Where a line below holds the string "this", copy that line.

Stored records:
━━━━

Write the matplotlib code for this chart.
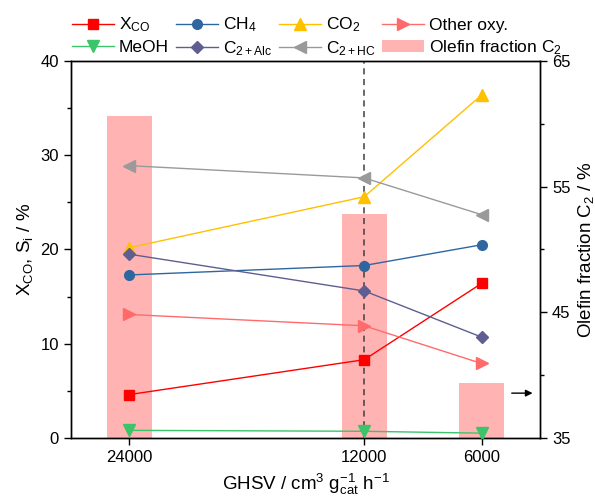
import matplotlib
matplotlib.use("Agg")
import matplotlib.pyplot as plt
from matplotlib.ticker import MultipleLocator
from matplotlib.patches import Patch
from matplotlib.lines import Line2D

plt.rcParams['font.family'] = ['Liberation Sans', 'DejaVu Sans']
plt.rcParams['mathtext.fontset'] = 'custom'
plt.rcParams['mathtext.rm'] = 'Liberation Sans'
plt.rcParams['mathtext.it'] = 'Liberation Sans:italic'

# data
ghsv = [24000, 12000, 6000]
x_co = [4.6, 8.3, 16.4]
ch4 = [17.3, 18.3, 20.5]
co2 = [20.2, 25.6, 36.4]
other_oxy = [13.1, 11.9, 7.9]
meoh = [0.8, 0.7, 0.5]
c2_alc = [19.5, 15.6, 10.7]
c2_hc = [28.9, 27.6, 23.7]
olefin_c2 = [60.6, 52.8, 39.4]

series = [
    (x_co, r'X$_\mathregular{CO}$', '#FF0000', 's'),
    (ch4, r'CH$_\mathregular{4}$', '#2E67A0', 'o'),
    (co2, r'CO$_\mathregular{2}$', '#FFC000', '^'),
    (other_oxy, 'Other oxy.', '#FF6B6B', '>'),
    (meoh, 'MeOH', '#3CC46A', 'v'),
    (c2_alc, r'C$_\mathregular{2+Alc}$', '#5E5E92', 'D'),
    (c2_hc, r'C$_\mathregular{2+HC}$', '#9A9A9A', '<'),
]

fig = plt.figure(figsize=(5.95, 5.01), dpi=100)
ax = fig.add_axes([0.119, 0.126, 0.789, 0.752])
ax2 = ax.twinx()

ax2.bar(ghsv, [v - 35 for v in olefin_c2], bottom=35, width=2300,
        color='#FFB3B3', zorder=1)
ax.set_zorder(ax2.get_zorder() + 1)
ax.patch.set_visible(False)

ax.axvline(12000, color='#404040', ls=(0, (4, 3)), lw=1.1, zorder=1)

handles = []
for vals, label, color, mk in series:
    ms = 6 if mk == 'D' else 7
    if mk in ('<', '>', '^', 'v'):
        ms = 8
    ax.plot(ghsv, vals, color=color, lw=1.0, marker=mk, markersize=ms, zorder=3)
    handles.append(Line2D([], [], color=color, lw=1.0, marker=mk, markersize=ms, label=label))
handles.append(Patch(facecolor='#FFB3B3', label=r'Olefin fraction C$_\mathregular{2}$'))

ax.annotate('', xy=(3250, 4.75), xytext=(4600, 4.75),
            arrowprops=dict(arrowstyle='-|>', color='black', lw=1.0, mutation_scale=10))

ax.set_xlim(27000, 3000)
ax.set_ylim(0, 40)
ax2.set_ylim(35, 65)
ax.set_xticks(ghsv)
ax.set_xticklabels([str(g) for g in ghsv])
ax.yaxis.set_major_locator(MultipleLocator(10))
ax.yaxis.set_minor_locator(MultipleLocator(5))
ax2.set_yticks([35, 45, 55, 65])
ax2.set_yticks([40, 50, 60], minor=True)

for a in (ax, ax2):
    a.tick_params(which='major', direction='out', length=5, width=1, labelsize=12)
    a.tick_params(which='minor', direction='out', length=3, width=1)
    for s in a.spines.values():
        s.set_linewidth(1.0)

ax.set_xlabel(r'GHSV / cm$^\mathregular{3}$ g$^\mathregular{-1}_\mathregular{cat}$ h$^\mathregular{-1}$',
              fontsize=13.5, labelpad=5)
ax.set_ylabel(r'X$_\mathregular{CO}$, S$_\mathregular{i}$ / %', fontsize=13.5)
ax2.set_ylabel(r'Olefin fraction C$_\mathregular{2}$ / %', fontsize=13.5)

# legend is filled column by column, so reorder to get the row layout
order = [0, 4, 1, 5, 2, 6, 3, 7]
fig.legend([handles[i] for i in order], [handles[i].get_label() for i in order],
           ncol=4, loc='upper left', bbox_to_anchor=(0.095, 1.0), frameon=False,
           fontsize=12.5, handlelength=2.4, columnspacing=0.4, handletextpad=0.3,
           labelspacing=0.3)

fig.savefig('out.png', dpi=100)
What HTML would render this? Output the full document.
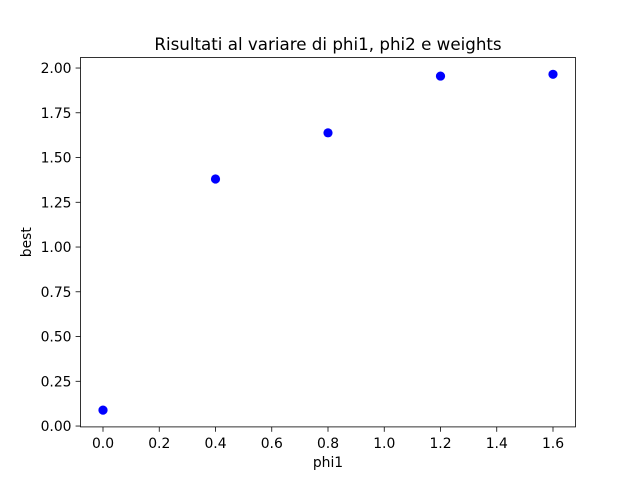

━━━━

[Solution]
Write the matplotlib code for this chart.
What HTML would render this? Output the full document.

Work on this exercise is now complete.